(begin)
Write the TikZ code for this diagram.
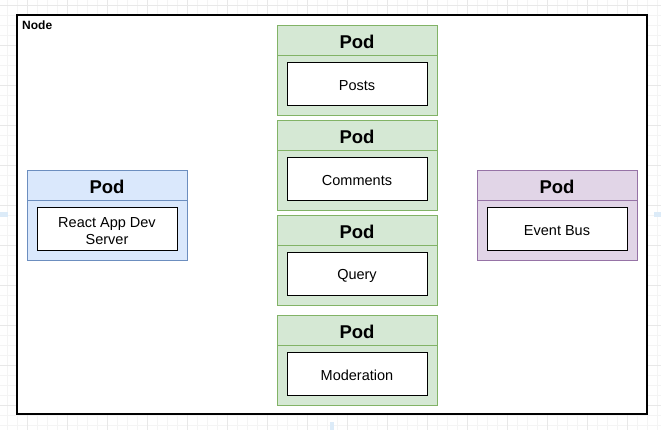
(end)
(begin)
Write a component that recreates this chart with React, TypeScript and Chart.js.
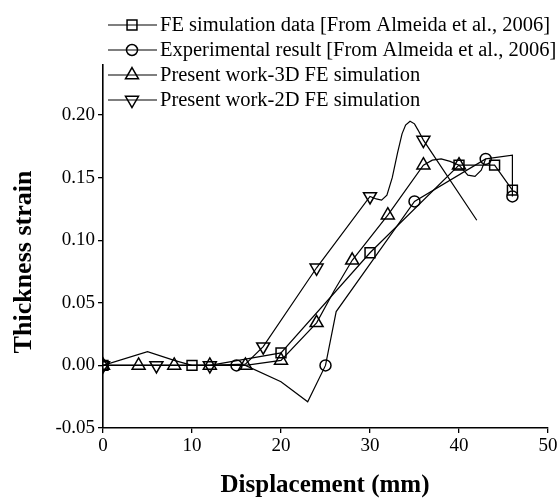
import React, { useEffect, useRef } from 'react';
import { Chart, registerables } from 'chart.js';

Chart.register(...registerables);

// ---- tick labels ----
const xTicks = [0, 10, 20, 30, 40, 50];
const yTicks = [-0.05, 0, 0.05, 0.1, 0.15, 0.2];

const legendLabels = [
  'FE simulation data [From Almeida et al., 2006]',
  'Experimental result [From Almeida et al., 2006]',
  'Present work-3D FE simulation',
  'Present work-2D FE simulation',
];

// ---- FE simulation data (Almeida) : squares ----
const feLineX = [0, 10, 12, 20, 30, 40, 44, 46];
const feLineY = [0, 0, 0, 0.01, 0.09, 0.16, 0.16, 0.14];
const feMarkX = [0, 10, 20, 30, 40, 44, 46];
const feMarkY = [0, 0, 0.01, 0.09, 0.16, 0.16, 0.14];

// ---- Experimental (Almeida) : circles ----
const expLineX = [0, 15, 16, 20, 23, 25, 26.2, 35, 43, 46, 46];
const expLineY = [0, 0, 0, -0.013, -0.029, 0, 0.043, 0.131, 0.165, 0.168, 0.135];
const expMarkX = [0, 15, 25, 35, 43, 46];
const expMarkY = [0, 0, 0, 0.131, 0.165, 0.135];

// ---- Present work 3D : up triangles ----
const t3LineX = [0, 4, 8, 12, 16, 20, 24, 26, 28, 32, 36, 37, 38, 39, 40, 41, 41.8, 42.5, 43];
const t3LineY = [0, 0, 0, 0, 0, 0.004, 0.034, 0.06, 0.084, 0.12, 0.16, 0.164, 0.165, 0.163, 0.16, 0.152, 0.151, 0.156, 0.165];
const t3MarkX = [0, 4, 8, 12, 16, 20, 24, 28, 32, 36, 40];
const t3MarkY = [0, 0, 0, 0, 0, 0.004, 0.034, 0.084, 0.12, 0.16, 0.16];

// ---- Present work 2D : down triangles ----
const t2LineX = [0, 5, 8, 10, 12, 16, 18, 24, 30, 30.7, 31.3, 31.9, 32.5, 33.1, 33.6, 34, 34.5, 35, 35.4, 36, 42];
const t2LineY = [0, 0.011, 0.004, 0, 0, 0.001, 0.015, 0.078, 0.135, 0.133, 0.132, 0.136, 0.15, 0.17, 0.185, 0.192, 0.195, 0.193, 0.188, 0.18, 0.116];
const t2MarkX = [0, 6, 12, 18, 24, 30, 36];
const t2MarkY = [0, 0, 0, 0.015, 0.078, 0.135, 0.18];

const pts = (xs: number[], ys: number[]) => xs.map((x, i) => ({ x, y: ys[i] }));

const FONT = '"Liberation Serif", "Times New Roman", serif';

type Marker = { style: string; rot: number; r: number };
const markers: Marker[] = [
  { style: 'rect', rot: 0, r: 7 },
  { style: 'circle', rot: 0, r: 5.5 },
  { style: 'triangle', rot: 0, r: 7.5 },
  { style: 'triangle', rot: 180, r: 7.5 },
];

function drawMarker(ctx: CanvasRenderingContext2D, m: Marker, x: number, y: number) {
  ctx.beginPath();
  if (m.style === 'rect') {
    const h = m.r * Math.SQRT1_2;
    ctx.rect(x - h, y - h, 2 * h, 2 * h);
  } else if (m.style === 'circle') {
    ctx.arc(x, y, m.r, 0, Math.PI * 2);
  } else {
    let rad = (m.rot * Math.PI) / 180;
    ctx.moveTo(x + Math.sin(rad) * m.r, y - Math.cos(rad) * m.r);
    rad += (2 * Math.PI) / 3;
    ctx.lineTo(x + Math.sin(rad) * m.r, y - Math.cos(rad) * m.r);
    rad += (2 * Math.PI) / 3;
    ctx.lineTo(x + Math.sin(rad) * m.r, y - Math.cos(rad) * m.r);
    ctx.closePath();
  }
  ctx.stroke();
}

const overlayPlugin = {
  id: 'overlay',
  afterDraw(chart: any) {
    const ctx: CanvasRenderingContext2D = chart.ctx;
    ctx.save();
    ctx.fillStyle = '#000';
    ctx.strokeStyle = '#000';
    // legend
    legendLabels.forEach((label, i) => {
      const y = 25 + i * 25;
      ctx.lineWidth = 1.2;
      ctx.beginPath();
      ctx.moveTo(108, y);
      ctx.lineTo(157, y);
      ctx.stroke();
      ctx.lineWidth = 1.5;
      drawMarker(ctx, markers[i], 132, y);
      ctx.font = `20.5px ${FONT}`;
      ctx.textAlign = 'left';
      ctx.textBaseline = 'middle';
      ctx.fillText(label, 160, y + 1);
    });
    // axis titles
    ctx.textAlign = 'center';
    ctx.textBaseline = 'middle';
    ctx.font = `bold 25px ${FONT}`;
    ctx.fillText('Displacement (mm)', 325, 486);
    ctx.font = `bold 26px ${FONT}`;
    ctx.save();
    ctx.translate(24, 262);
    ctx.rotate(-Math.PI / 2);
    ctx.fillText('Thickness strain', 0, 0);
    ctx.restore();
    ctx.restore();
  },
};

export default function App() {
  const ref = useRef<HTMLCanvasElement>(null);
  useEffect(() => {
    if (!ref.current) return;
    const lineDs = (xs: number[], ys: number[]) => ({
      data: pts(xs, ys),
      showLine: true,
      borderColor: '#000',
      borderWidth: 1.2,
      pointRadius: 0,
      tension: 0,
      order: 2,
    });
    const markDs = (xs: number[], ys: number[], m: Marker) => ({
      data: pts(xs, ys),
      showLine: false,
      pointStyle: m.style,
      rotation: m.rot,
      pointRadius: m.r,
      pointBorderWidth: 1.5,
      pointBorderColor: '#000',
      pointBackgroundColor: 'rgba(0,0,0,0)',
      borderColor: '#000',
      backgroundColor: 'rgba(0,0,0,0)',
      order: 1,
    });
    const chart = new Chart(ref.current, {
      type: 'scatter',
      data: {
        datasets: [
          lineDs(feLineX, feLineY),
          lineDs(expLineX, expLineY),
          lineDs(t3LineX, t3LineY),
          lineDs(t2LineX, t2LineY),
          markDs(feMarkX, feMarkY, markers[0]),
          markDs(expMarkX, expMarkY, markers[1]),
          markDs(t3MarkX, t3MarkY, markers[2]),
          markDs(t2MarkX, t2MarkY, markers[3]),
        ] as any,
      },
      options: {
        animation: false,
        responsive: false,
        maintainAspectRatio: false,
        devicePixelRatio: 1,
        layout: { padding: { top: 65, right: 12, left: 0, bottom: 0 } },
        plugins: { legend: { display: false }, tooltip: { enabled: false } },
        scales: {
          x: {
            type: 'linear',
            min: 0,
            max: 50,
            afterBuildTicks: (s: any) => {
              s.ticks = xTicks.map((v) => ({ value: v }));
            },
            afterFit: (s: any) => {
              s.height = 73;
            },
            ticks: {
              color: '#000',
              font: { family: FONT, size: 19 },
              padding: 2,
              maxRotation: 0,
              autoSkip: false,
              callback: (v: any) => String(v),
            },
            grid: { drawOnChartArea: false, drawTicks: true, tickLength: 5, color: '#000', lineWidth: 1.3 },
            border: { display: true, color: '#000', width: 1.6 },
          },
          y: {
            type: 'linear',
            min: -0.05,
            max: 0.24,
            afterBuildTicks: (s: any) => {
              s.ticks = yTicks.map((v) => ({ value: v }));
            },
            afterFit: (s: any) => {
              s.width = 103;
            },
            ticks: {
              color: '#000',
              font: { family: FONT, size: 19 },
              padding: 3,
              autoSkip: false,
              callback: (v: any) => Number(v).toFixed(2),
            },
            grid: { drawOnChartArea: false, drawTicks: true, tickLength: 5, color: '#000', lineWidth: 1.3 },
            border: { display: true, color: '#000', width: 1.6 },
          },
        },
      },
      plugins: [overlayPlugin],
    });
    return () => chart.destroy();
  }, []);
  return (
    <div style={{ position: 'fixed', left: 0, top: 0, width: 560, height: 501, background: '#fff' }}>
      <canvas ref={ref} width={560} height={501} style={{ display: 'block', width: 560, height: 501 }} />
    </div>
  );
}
(end)
(begin)
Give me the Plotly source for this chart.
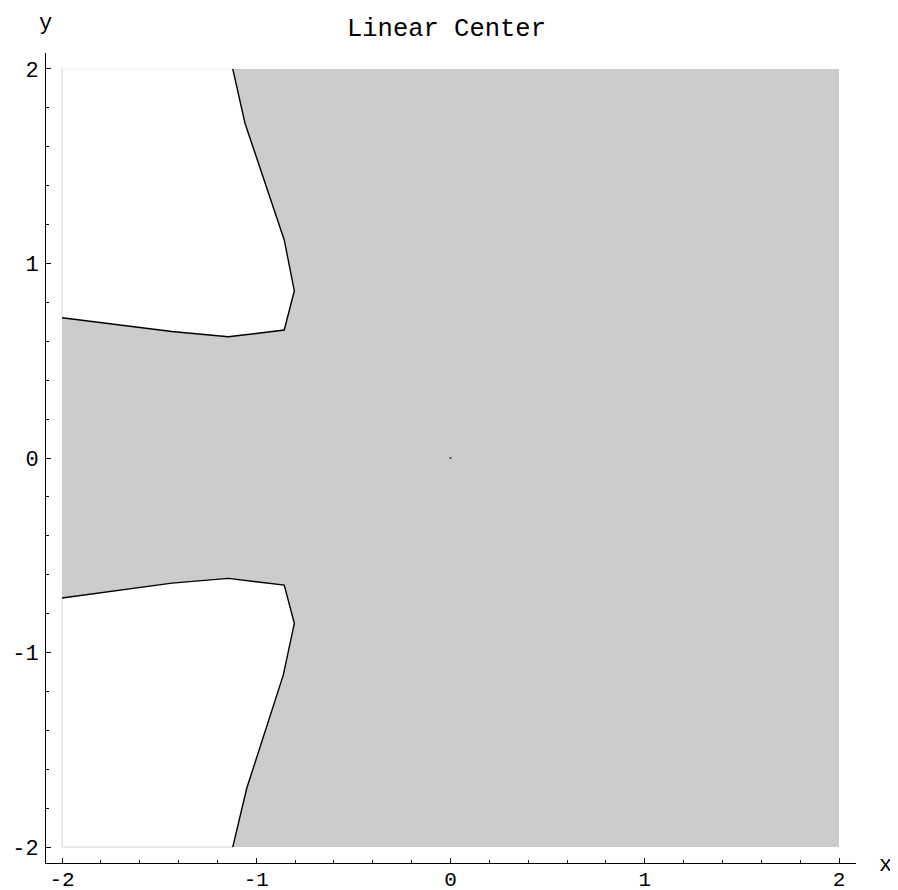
(end)
## TASK
Pictures in the material above should be skipped; print exactly the lines from the one with "Write a component" through the one with "const expMarkY = [0, 0, 0, 0.131, 0.165, 0.135];".

## FINAL ANSWER
Write a component that recreates this chart with React, TypeScript and Chart.js.
import React, { useEffect, useRef } from 'react';
import { Chart, registerables } from 'chart.js';

Chart.register(...registerables);

// ---- tick labels ----
const xTicks = [0, 10, 20, 30, 40, 50];
const yTicks = [-0.05, 0, 0.05, 0.1, 0.15, 0.2];

const legendLabels = [
  'FE simulation data [From Almeida et al., 2006]',
  'Experimental result [From Almeida et al., 2006]',
  'Present work-3D FE simulation',
  'Present work-2D FE simulation',
];

// ---- FE simulation data (Almeida) : squares ----
const feLineX = [0, 10, 12, 20, 30, 40, 44, 46];
const feLineY = [0, 0, 0, 0.01, 0.09, 0.16, 0.16, 0.14];
const feMarkX = [0, 10, 20, 30, 40, 44, 46];
const feMarkY = [0, 0, 0.01, 0.09, 0.16, 0.16, 0.14];

// ---- Experimental (Almeida) : circles ----
const expLineX = [0, 15, 16, 20, 23, 25, 26.2, 35, 43, 46, 46];
const expLineY = [0, 0, 0, -0.013, -0.029, 0, 0.043, 0.131, 0.165, 0.168, 0.135];
const expMarkX = [0, 15, 25, 35, 43, 46];
const expMarkY = [0, 0, 0, 0.131, 0.165, 0.135];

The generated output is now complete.